::: Data in this exercise :::

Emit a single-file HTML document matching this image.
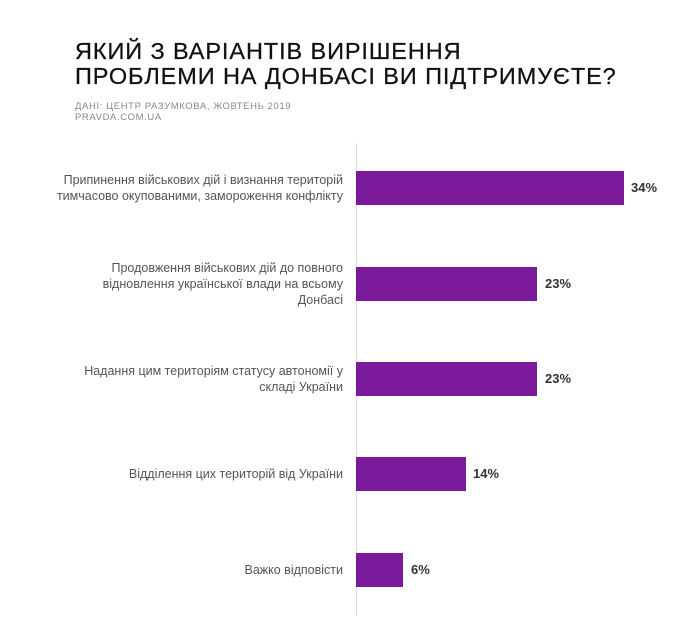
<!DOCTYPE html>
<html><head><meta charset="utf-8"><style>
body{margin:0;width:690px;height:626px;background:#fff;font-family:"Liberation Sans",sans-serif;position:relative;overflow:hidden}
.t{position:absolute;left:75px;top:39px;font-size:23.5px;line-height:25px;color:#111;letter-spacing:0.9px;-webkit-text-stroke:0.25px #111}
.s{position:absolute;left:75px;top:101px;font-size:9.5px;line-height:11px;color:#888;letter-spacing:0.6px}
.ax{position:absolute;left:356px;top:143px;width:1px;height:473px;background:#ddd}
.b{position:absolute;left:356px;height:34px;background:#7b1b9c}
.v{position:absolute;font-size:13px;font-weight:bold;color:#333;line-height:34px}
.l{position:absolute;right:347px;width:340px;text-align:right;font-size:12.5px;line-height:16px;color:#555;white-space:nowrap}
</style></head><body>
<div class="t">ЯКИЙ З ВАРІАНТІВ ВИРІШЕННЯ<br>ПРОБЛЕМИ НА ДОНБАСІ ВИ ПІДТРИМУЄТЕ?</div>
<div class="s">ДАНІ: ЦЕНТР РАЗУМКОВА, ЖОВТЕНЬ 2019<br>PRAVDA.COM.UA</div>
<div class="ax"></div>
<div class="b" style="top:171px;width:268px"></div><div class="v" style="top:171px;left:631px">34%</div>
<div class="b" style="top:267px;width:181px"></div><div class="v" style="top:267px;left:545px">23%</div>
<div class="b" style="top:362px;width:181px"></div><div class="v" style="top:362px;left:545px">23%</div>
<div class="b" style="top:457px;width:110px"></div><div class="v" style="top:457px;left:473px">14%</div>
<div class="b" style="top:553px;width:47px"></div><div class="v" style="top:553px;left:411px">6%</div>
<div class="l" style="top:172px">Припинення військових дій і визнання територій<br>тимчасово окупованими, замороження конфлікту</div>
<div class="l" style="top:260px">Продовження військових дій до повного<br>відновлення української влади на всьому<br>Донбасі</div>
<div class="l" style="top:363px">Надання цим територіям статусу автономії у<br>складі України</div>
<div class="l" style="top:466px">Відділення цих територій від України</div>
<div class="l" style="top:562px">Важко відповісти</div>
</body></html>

:::
::: Data in this exercise :::

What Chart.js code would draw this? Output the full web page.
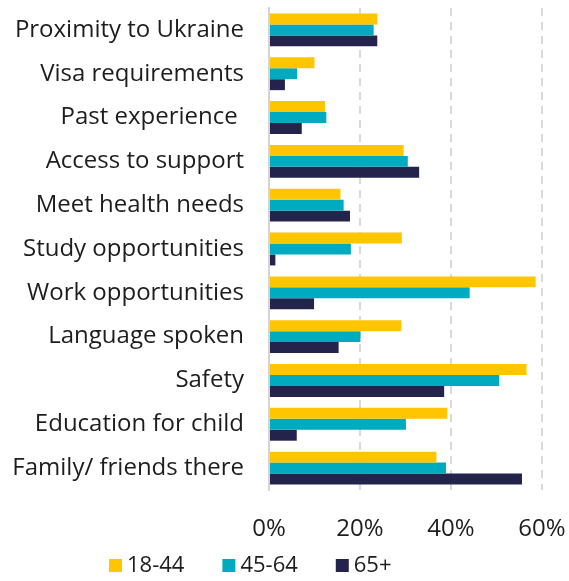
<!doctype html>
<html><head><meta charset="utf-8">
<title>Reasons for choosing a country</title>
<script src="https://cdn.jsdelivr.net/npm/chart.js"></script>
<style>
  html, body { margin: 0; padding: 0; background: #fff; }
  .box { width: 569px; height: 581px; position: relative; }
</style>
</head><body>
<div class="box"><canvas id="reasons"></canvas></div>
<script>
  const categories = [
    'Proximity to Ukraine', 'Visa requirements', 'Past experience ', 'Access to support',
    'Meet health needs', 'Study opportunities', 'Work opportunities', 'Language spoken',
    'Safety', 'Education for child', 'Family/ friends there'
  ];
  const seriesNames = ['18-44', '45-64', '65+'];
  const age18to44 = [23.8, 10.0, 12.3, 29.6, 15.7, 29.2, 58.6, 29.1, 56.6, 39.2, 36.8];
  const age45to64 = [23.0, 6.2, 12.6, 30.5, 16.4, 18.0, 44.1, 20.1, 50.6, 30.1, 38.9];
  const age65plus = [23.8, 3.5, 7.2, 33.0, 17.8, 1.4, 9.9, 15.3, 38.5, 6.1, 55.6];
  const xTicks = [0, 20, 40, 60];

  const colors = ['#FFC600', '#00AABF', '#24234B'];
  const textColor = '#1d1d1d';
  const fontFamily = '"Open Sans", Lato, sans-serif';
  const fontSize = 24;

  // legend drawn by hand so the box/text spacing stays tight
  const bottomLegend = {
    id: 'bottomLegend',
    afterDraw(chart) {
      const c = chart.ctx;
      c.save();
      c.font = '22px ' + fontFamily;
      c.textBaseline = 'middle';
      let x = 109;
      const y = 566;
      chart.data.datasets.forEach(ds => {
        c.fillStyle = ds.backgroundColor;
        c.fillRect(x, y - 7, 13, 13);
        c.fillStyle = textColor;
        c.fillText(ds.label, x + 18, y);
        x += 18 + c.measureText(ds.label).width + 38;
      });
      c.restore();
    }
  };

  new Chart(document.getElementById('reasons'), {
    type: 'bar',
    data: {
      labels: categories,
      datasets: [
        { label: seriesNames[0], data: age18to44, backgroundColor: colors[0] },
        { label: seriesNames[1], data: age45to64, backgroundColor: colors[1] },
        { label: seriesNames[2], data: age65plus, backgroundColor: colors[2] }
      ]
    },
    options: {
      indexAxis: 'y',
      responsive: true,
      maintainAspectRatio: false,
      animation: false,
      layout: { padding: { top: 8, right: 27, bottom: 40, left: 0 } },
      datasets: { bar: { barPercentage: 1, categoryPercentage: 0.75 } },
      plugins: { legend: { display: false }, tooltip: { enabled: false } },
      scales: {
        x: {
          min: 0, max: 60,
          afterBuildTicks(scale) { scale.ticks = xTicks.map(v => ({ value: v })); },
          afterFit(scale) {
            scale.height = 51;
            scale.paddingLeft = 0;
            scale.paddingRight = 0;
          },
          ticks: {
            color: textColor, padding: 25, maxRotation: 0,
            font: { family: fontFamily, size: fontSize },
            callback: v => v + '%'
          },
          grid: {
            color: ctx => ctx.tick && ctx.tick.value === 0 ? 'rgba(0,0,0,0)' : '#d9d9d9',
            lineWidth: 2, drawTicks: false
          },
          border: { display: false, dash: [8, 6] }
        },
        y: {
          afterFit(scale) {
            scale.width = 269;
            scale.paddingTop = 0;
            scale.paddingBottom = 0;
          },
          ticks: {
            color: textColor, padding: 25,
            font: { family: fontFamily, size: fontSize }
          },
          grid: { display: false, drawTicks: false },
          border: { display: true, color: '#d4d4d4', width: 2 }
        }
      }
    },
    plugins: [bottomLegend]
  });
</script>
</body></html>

:::

→ What to produce
Quote word for word only the lines above from the one containing "What Chart.js code" through the one containing "const xTicks = [0, 20, 40, 60];". Pictures stay out of your copy.

→ Result below
What Chart.js code would draw this? Output the full web page.
<!doctype html>
<html><head><meta charset="utf-8">
<title>Reasons for choosing a country</title>
<script src="https://cdn.jsdelivr.net/npm/chart.js"></script>
<style>
  html, body { margin: 0; padding: 0; background: #fff; }
  .box { width: 569px; height: 581px; position: relative; }
</style>
</head><body>
<div class="box"><canvas id="reasons"></canvas></div>
<script>
  const categories = [
    'Proximity to Ukraine', 'Visa requirements', 'Past experience ', 'Access to support',
    'Meet health needs', 'Study opportunities', 'Work opportunities', 'Language spoken',
    'Safety', 'Education for child', 'Family/ friends there'
  ];
  const seriesNames = ['18-44', '45-64', '65+'];
  const age18to44 = [23.8, 10.0, 12.3, 29.6, 15.7, 29.2, 58.6, 29.1, 56.6, 39.2, 36.8];
  const age45to64 = [23.0, 6.2, 12.6, 30.5, 16.4, 18.0, 44.1, 20.1, 50.6, 30.1, 38.9];
  const age65plus = [23.8, 3.5, 7.2, 33.0, 17.8, 1.4, 9.9, 15.3, 38.5, 6.1, 55.6];
  const xTicks = [0, 20, 40, 60];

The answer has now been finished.